Of course, as many conservative commentators note, the question hinges on what constitutes a just wage in twenty-first-century America. And that’s where the conversation typically stops.
But in his encyclical Centesimus Annus, St. John Paul II says that “society and the State must ensure wage levels adequate for the maintenance of the worker and his family, including a certain amount for savings.” That description does not fit many of the mean annual wages noted in the Oxfam America report. How is a parent of two or more children supposed to support a family, and leave aside a certain amount for savings, with an annual wage of $20,000? (We haven’t even mentioned that these low-wage jobs rarely offer health insurance or other benefits that college-educated people mostly take for granted.)

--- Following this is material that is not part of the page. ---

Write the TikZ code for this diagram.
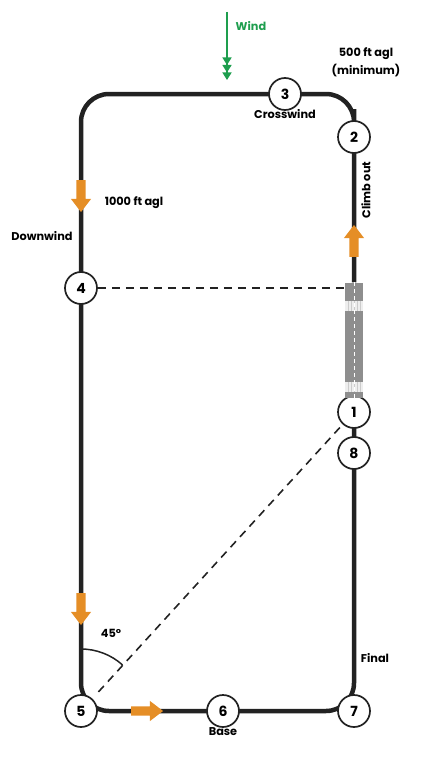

Pope Francis has been lambasting a global capitalism that tolerates widespread poverty as contrary to the Gospel.
Why is there not more moral urgency surrounding the wage issue? ask the Lapps.
And isn’t a CEO-to-average-worker pay ratio of 331 to 1 in the US just a little bit scandalous when 30 years ago, it was just 40 to 1?
If executives at the very top dramatically increased their incomes while maintaining profitable businesses in the last several decades, why hasn’t pay risen for average workers? Surely this isn’t the result of economic necessity. Instead, it seems to reflect the free decisions of free people—decisions that could be otherwise.
But, some argue, at least today’s poor and working class are better off than previous generations – look at the big screen televisions in their living rooms and the iPhones in their pockets.
However, as the Lapps rightly point out, these material things do not compensate for the cost to family life itself that a couple like Jolie and Jake experience. “[T]he problem with the just-wage-for-cheap-goods trade is that it reflects more of a preference for the consumer, rather than a preference for the family.”
The fact that some families console themselves with consumerism does not make it desirable. And as the Lapps say, “for conservatives who claim to care about supporting stable families, sacrificing a just wage for cheap goods is an unacceptable bargain.”
Probably David and Amber Lapp were not among the luminaries at the White House summit on working families, though they should have been. They should certainly be at the next conservative summit. They have a lot of important things to say.
Carolyn Moynihan is deputy editor of MercatorNet.